Leave out the pictures, and retype only the lines from the beginning of the material through the line that contains "of Leads Containing", including both.

-- start of Supplied data --

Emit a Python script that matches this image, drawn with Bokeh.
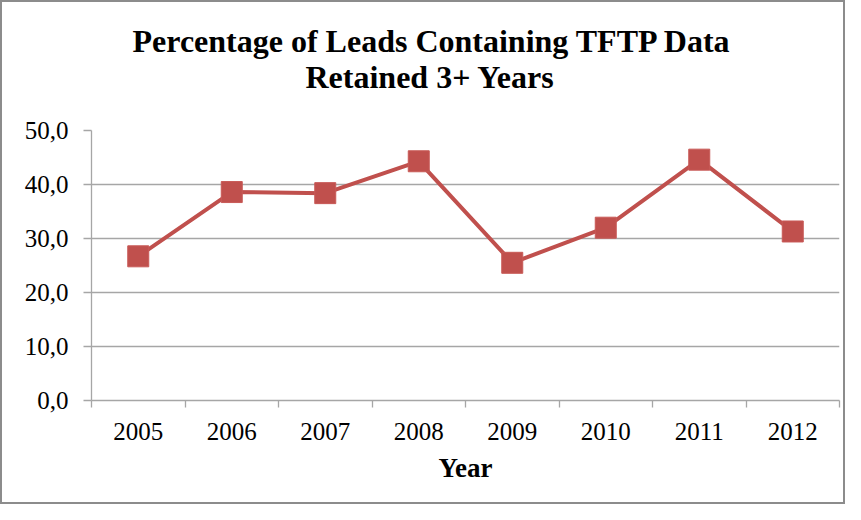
from bokeh.plotting import figure
from bokeh.models import Range1d, FixedTicker, CustomJSTickFormatter, ColumnDataSource, Title
from bokeh.embed import file_html
from bokeh.resources import INLINE

years = ["2005", "2006", "2007", "2008", "2009", "2010", "2011", "2012"]
values = [26.7, 38.6, 38.4, 44.3, 25.5, 32.0, 44.6, 31.3]
y_ticks = [0, 10, 20, 30, 40, 50]
title_lines = ["Percentage of Leads Containing TFTP Data", "Retained 3+ Years"]

xs = [i + 0.5 for i in range(len(years))]
src = ColumnDataSource(dict(x=xs, y=values, year=years))

FONT = "Liberation Serif"
GRAY = "#a6a6a6"
RED = "#C0504D"

p = figure(width=845, height=504, output_backend="svg", toolbar_location=None,
           x_range=Range1d(0, len(years)), y_range=Range1d(0, 50),
           min_border_left=89, min_border_right=8, min_border_top=128,
           min_border_bottom=106)
p.styles = {"border": "2px solid #8c8c8c"}

def style_title(t, offset):
    t.align = "left"
    t.offset = offset
    t.text_font = FONT
    t.text_font_size = "32px"
    t.text_font_style = "bold"
    t.text_color = "black"

# p.title is stacked farther from the frame than added titles
p.title.text = title_lines[0]
style_title(p.title, 41)
p.title.standoff = -76
t2 = Title(text=title_lines[1])
style_title(t2, 214)
t2.standoff = 72
p.add_layout(t2, "above")

p.outline_line_color = None
p.xgrid.grid_line_color = None
p.ygrid.grid_line_color = GRAY
p.ygrid.grid_line_width = 1.3

# x axis
xa = p.xaxis[0]
xa.ticker = FixedTicker(ticks=xs, minor_ticks=list(range(len(years) + 1)))
xa.formatter = CustomJSTickFormatter(args=dict(years=years),
                                     code="return years[Math.floor(tick)];")
xa.major_tick_line_color = None
xa.major_tick_in = 0
xa.major_tick_out = 0
xa.minor_tick_line_color = GRAY
xa.minor_tick_line_width = 1.3
xa.minor_tick_in = 0
xa.minor_tick_out = 7
xa.axis_line_color = GRAY
xa.axis_line_width = 1.3
xa.major_label_text_font = FONT
xa.major_label_text_font_size = "25px"
xa.major_label_text_color = "black"
xa.major_label_standoff = 15
xa.axis_label = "Year"
xa.axis_label_text_font = FONT
xa.axis_label_text_font_size = "27px"
xa.axis_label_text_font_style = "bold"
xa.axis_label_text_color = "black"
xa.axis_label_standoff = 10

# y axis
ya = p.yaxis[0]
ya.ticker = FixedTicker(ticks=y_ticks, minor_ticks=[])
ya.formatter = CustomJSTickFormatter(code="return tick.toFixed(1).replace('.', ',');")
ya.major_tick_line_color = GRAY
ya.major_tick_line_width = 1.3
ya.major_tick_in = 0
ya.major_tick_out = 8
ya.minor_tick_line_color = None
ya.axis_line_color = GRAY
ya.axis_line_width = 1.3
ya.major_label_text_font = FONT
ya.major_label_text_font_size = "25px"
ya.major_label_text_color = "black"
ya.major_label_standoff = 15

p.line("x", "y", source=src, line_color=RED, line_width=4)
p.scatter("x", "y", source=src, marker="square", size=21,
          fill_color=RED, line_color="#c85a57", line_width=1)

open("out.html", "w").write(file_html(p, INLINE))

-- end of Supplied data --

Written answer:
Emit a Python script that matches this image, drawn with Bokeh.
from bokeh.plotting import figure
from bokeh.models import Range1d, FixedTicker, CustomJSTickFormatter, ColumnDataSource, Title
from bokeh.embed import file_html
from bokeh.resources import INLINE

years = ["2005", "2006", "2007", "2008", "2009", "2010", "2011", "2012"]
values = [26.7, 38.6, 38.4, 44.3, 25.5, 32.0, 44.6, 31.3]
y_ticks = [0, 10, 20, 30, 40, 50]
title_lines = ["Percentage of Leads Containing TFTP Data", "Retained 3+ Years"]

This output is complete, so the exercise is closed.